My fear is not really the launch itself, but the fact that: What if I launch
it and there are a ton of errors while live? What if I launch it and not a
single person signs up? What if everyone hates it? Although I have done my
best to test and test and even got other people to help with beta testing and
there are no major issues, I still have that fear of that one error that we
all didn't catch that is going to wreck me and cause me to be a failure.

I am nearly done with all my testing enough to say: Let me just go for it, at
least, get friends and acquaintances to use it before I go completely public
with it. I just keep convincing myself to move forward: I want to turn these
side projects into a business and make a living off of them. That is what
keeps me going. If I don't, someone else will.

KEEP GOING MAN! KEEP GOING! YOU CAN DO THIS! YOU GOT THIS! DON'T LOSE HOPE!

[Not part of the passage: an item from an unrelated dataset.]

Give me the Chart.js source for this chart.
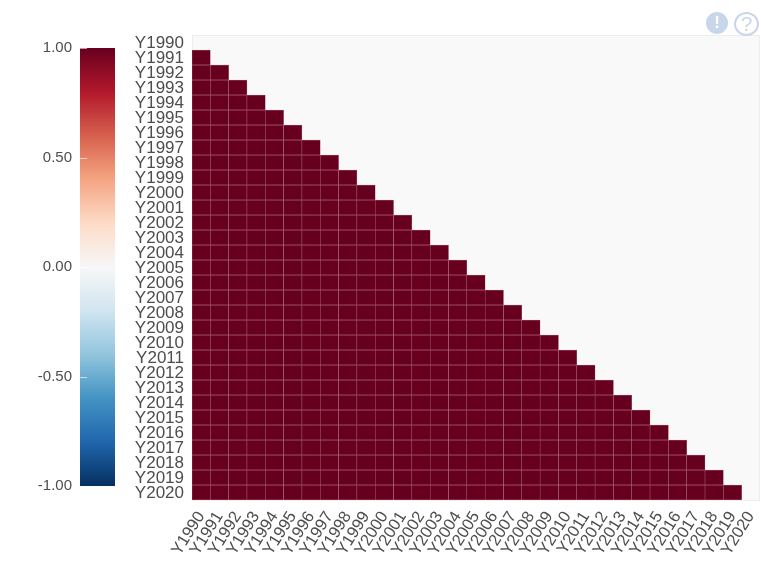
<!DOCTYPE html>
<html>
<head>
<meta charset="utf-8">
<script src="https://cdn.jsdelivr.net/npm/chart.js@4"></script>
<style>
  body { margin: 0; background: #fff; width: 762px; height: 562px; overflow: hidden; font-family: "Liberation Sans", Arial, sans-serif; }
  canvas { position: absolute; left: 0; top: 0; filter: blur(0.6px); }
  .icon { position: absolute; box-sizing: border-box; border-radius: 50%; text-align: center; font-weight: bold; color: #c9d6ea; }
  #iconInfo { left: 706px; top: 12px; width: 22px; height: 22px; line-height: 22px; background: #c9d6ea; color: #fff; font-size: 17px; }
  #iconHelp { left: 734px; top: 12px; width: 25px; height: 24px; line-height: 20px; border: 2px solid #c9d6ea; font-size: 21px; font-weight: normal; }
</style>
</head>
<body>
<canvas id="heatmap" width="762" height="562"></canvas>
<canvas id="colorbar" width="116" height="562"></canvas>
<div class="icon" id="iconInfo">!</div>
<div class="icon" id="iconHelp">?</div>
<script>
var years = ['Y1990','Y1991','Y1992','Y1993','Y1994','Y1995','Y1996','Y1997','Y1998','Y1999','Y2000',
  'Y2001','Y2002','Y2003','Y2004','Y2005','Y2006','Y2007','Y2008','Y2009','Y2010',
  'Y2011','Y2012','Y2013','Y2014','Y2015','Y2016','Y2017','Y2018','Y2019','Y2020'];

// lower triangle of the correlation table, one row per year (Y1990 row is empty)
var corr = [
  [],
  [1],
  [1,1],
  [1,1,1],
  [1,1,1,1],
  [1,1,1,1,1],
  [1,1,1,1,1,1],
  [1,1,1,1,1,1,1],
  [1,1,1,1,1,1,1,1],
  [1,1,1,1,1,1,1,1,1],
  [1,1,1,1,1,1,1,1,1,1],
  [1,1,1,1,1,1,1,1,1,1,1],
  [1,1,1,1,1,1,1,1,1,1,1,1],
  [1,1,1,1,1,1,1,1,1,1,1,1,1],
  [1,1,1,1,1,1,1,1,1,1,1,1,1,1],
  [1,1,1,1,1,1,1,1,1,1,1,1,1,1,1],
  [1,1,1,1,1,1,1,1,1,1,1,1,1,1,1,1],
  [1,1,1,1,1,1,1,1,1,1,1,1,1,1,1,1,1],
  [1,1,1,1,1,1,1,1,1,1,1,1,1,1,1,1,1,1],
  [1,1,1,1,1,1,1,1,1,1,1,1,1,1,1,1,1,1,1],
  [1,1,1,1,1,1,1,1,1,1,1,1,1,1,1,1,1,1,1,1],
  [1,1,1,1,1,1,1,1,1,1,1,1,1,1,1,1,1,1,1,1,1],
  [1,1,1,1,1,1,1,1,1,1,1,1,1,1,1,1,1,1,1,1,1,1],
  [1,1,1,1,1,1,1,1,1,1,1,1,1,1,1,1,1,1,1,1,1,1,1],
  [1,1,1,1,1,1,1,1,1,1,1,1,1,1,1,1,1,1,1,1,1,1,1,1],
  [1,1,1,1,1,1,1,1,1,1,1,1,1,1,1,1,1,1,1,1,1,1,1,1,1],
  [1,1,1,1,1,1,1,1,1,1,1,1,1,1,1,1,1,1,1,1,1,1,1,1,1,1],
  [1,1,1,1,1,1,1,1,1,1,1,1,1,1,1,1,1,1,1,1,1,1,1,1,1,1,1],
  [1,1,1,1,1,1,1,1,1,1,1,1,1,1,1,1,1,1,1,1,1,1,1,1,1,1,1,1],
  [1,1,1,1,1,1,1,1,1,1,1,1,1,1,1,1,1,1,1,1,1,1,1,1,1,1,1,1,1],
  [1,1,1,1,1,1,1,1,1,1,1,1,1,1,1,1,1,1,1,1,1,1,1,1,1,1,1,1,1,1]
];

// colour scale, from -1 up to 1
var scaleColors = ['#053061','#2166ac','#4393c3','#92c5de','#d1e5f0','#f7f7f7','#fddbc7','#f4a582','#d6604d','#b2182b','#67001f'];
var colorbarRange = [-1, 1];
var colorbarTicks = [-1, -0.5, 0, 0.5, 1];

function hexToRgb(h) {
  return [parseInt(h.substr(1,2),16), parseInt(h.substr(3,2),16), parseInt(h.substr(5,2),16)];
}

function colorFor(v) {
  var p = (v + 1) / 2 * (scaleColors.length - 1);
  var i = Math.min(Math.floor(p), scaleColors.length - 2);
  var a = hexToRgb(scaleColors[i]), b = hexToRgb(scaleColors[i + 1]);
  var t = p - i;
  return 'rgb(' + [0,1,2].map(function(k) { return Math.round(a[k] + (b[k] - a[k]) * t); }).join(',') + ')';
}

// each table row becomes one dataset of floating bars
var datasets = corr.map(function(row, r) {
  return {
    label: years[r],
    yAxisID: 'yCell',
    data: row.map(function(v, c) { return { x: years[c], y: [r, r + 1], v: v }; }),
    backgroundColor: function(ctx) { return ctx.raw ? colorFor(ctx.raw.v) : '#67001f'; },
    borderColor: '#b5748a',
    borderWidth: 0.5,
    borderSkipped: false,
    grouped: false,
    barPercentage: 1,
    categoryPercentage: 1
  };
});

var plotBackground = {
  id: 'plotBackground',
  beforeDraw: function(chart) {
    var a = chart.chartArea, c = chart.ctx;
    c.save();
    c.fillStyle = '#f9f9f9';
    c.fillRect(a.left, a.top, a.width, a.height);
    c.strokeStyle = '#eeeeee';
    c.strokeRect(a.left + 0.5, a.top + 0.5, a.width - 1, a.height);
    c.restore();
  }
};

new Chart(document.getElementById('heatmap'), {
  type: 'bar',
  data: { labels: years, datasets: datasets },
  plugins: [plotBackground],
  options: {
    responsive: false,
    animation: false,
    layout: { padding: { top: 35, right: 2, left: 0, bottom: 0 } },
    plugins: { legend: { display: false }, tooltip: { enabled: false } },
    scales: {
      x: {
        type: 'category',
        grid: { display: false },
        border: { display: false },
        afterFit: function(s) { s.height = 62; s.paddingRight = 0; s.paddingLeft = 0; },
        ticks: { autoSkip: false, minRotation: 58, maxRotation: 58, padding: 0, color: '#4d4d4d', font: { family: 'Liberation Sans', size: 16.5 } }
      },
      y: {
        type: 'category',
        labels: years,
        offset: true,
        grid: { display: false },
        border: { display: false },
        afterFit: function(s) {
          s.width = 192;
          // labels sit a little below the middle of their row
          if (!s.labelsShifted) {
            var tickPixel = s.getPixelForTick;
            s.getPixelForTick = function(i) { return tickPixel.call(s, i) + 1; };
            s.labelsShifted = true;
          }
        },
        ticks: { autoSkip: false, padding: 0, color: '#4d4d4d', font: { family: 'Liberation Sans', size: 17 } }
      },
      yCell: { type: 'linear', display: false, min: 0, max: years.length, reverse: true }
    }
  }
});

// ticks on the colour bar are short light dashes inside its left edge
var colorbarDashes = {
  id: 'colorbarDashes',
  afterDatasetsDraw: function(chart) {
    var s = chart.scales.y, a = chart.chartArea, c = chart.ctx;
    c.save();
    c.strokeStyle = 'rgba(255,255,255,0.6)';
    s.ticks.forEach(function(t) {
      var y = Math.round(s.getPixelForValue(t.value)) + 0.5;
      c.beginPath();
      c.moveTo(a.left, y);
      c.lineTo(a.left + 7, y);
      c.stroke();
    });
    c.restore();
  }
};

new Chart(document.getElementById('colorbar'), {
  type: 'bar',
  data: {
    labels: ['scale'],
    datasets: [{
      data: [colorbarRange],
      barPercentage: 1,
      categoryPercentage: 1,
      backgroundColor: function(ctx) {
        var a = ctx.chart.chartArea;
        if (!a) return scaleColors[0];
        var g = ctx.chart.ctx.createLinearGradient(0, a.bottom, 0, a.top);
        scaleColors.forEach(function(col, i) { g.addColorStop(i / (scaleColors.length - 1), col); });
        return g;
      }
    }]
  },
  plugins: [colorbarDashes],
  options: {
    responsive: false,
    animation: false,
    layout: { padding: { top: 48, right: 1, left: 0, bottom: 76 } },
    plugins: { legend: { display: false }, tooltip: { enabled: false } },
    scales: {
      x: { display: false },
      y: {
        min: colorbarRange[0],
        max: colorbarRange[1],
        grid: { display: false },
        border: { display: false },
        afterFit: function(s) { s.width = 80; },
        afterBuildTicks: function(s) { s.ticks = colorbarTicks.map(function(v) { return { value: v }; }); },
        ticks: {
          padding: 0,
          color: '#4d4d4d',
          font: { family: 'Liberation Sans', size: 15 },
          callback: function(v) { return v.toFixed(2); }
        }
      }
    }
  }
});
</script>
</body>
</html>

There may be failure, but if you never launch it, than how will you ever know?
Besides, failure always tends to eventually lead to success. With every thing
you do, you are constantly learning. Now you and I .. we just have to learn to
have that confidence in ourselves to know that our products aren't that bad at
all.. and other people may find them useful. If anything, at least we find our
own products useful.

Good luck. Just know.. there are others out there... like me, who are going
through exactly what you are going through.